• Exercise task
Set down the data below without change, skipping the pictures it holds.
========
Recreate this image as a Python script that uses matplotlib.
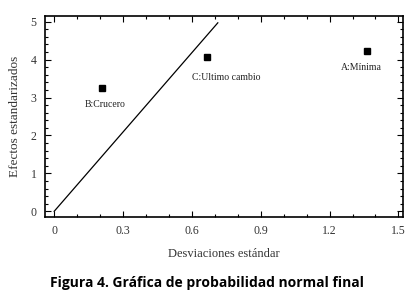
import matplotlib.pyplot as plt
from matplotlib.ticker import MultipleLocator

# effects (standardized) vs standard deviations
labels = ["A:Mínima", "B:Crucero", "C:Ultimo cambio"]
desv = [1.362, 0.208, 0.667]
efectos = [4.22, 3.25, 4.07]
label_offsets = [(-4, -12), (2, -12), (14, -15)]

# reference line through origin
line_x = [0.0, 0.713]
line_y = [0.0, 4.97]

serif = "Liberation Serif"

fig = plt.figure(figsize=(4.14, 2.97), dpi=100)
ax = fig.add_axes([45 / 414, 1 - 217 / 297, 358 / 414, 201 / 297])

ax.plot(line_x, line_y, color="black", linewidth=0.9)
ax.plot(desv, efectos, "s", color="black", markersize=4)
for lab, x, y, off in zip(labels, desv, efectos, label_offsets):
    ax.annotate(lab, (x, y), xytext=off, textcoords="offset points",
                ha="center", va="center", fontsize=7, family=serif,
                color="#222222")

ax.set_xlim(-0.04, 1.52)
ax.set_ylim(-0.15, 5.15)
ax.xaxis.set_major_locator(MultipleLocator(0.3))
ax.xaxis.set_minor_locator(MultipleLocator(0.1))
ax.yaxis.set_major_locator(MultipleLocator(1))
ax.yaxis.set_minor_locator(MultipleLocator(0.2))
ax.set_xticks([0, 0.3, 0.6, 0.9, 1.2, 1.5])
ax.set_xticklabels(["0", "0.3", "0.6", "0.9", "1.2", "1.5"])
ax.tick_params(which="both", direction="in", top=True, right=True,
               labelsize=8.5, width=0.8)
ax.tick_params(which="major", length=4, pad=6)
ax.tick_params(which="minor", length=2)
for t in ax.get_xticklabels() + ax.get_yticklabels():
    t.set_family(serif)
    t.set_color("#333333")
for s in ax.spines.values():
    s.set_linewidth(1.2)

ax.set_xlabel("Desviaciones estándar", fontsize=9, family=serif,
              color="#333333", labelpad=8)
ax.set_ylabel("Efectos estandarizados", fontsize=9.5, family=serif,
              color="#333333", labelpad=7)

fig.text(0.5, 1 - 283 / 297, "Figura 4. Gráfica de probabilidad normal final",
         ha="center", va="center", fontsize=10, fontweight="bold",
         family="Open Sans")

fig.savefig("out.png", dpi=100)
========
• Correct result
Recreate this image as a Python script that uses matplotlib.
import matplotlib.pyplot as plt
from matplotlib.ticker import MultipleLocator

# effects (standardized) vs standard deviations
labels = ["A:Mínima", "B:Crucero", "C:Ultimo cambio"]
desv = [1.362, 0.208, 0.667]
efectos = [4.22, 3.25, 4.07]
label_offsets = [(-4, -12), (2, -12), (14, -15)]

# reference line through origin
line_x = [0.0, 0.713]
line_y = [0.0, 4.97]

serif = "Liberation Serif"

fig = plt.figure(figsize=(4.14, 2.97), dpi=100)
ax = fig.add_axes([45 / 414, 1 - 217 / 297, 358 / 414, 201 / 297])

ax.plot(line_x, line_y, color="black", linewidth=0.9)
ax.plot(desv, efectos, "s", color="black", markersize=4)
for lab, x, y, off in zip(labels, desv, efectos, label_offsets):
    ax.annotate(lab, (x, y), xytext=off, textcoords="offset points",
                ha="center", va="center", fontsize=7, family=serif,
                color="#222222")

ax.set_xlim(-0.04, 1.52)
ax.set_ylim(-0.15, 5.15)
ax.xaxis.set_major_locator(MultipleLocator(0.3))
ax.xaxis.set_minor_locator(MultipleLocator(0.1))
ax.yaxis.set_major_locator(MultipleLocator(1))
ax.yaxis.set_minor_locator(MultipleLocator(0.2))
ax.set_xticks([0, 0.3, 0.6, 0.9, 1.2, 1.5])
ax.set_xticklabels(["0", "0.3", "0.6", "0.9", "1.2", "1.5"])
ax.tick_params(which="both", direction="in", top=True, right=True,
               labelsize=8.5, width=0.8)
ax.tick_params(which="major", length=4, pad=6)
ax.tick_params(which="minor", length=2)
for t in ax.get_xticklabels() + ax.get_yticklabels():
    t.set_family(serif)
    t.set_color("#333333")
for s in ax.spines.values():
    s.set_linewidth(1.2)

ax.set_xlabel("Desviaciones estándar", fontsize=9, family=serif,
              color="#333333", labelpad=8)
ax.set_ylabel("Efectos estandarizados", fontsize=9.5, family=serif,
              color="#333333", labelpad=7)

fig.text(0.5, 1 - 283 / 297, "Figura 4. Gráfica de probabilidad normal final",
         ha="center", va="center", fontsize=10, fontweight="bold",
         family="Open Sans")

fig.savefig("out.png", dpi=100)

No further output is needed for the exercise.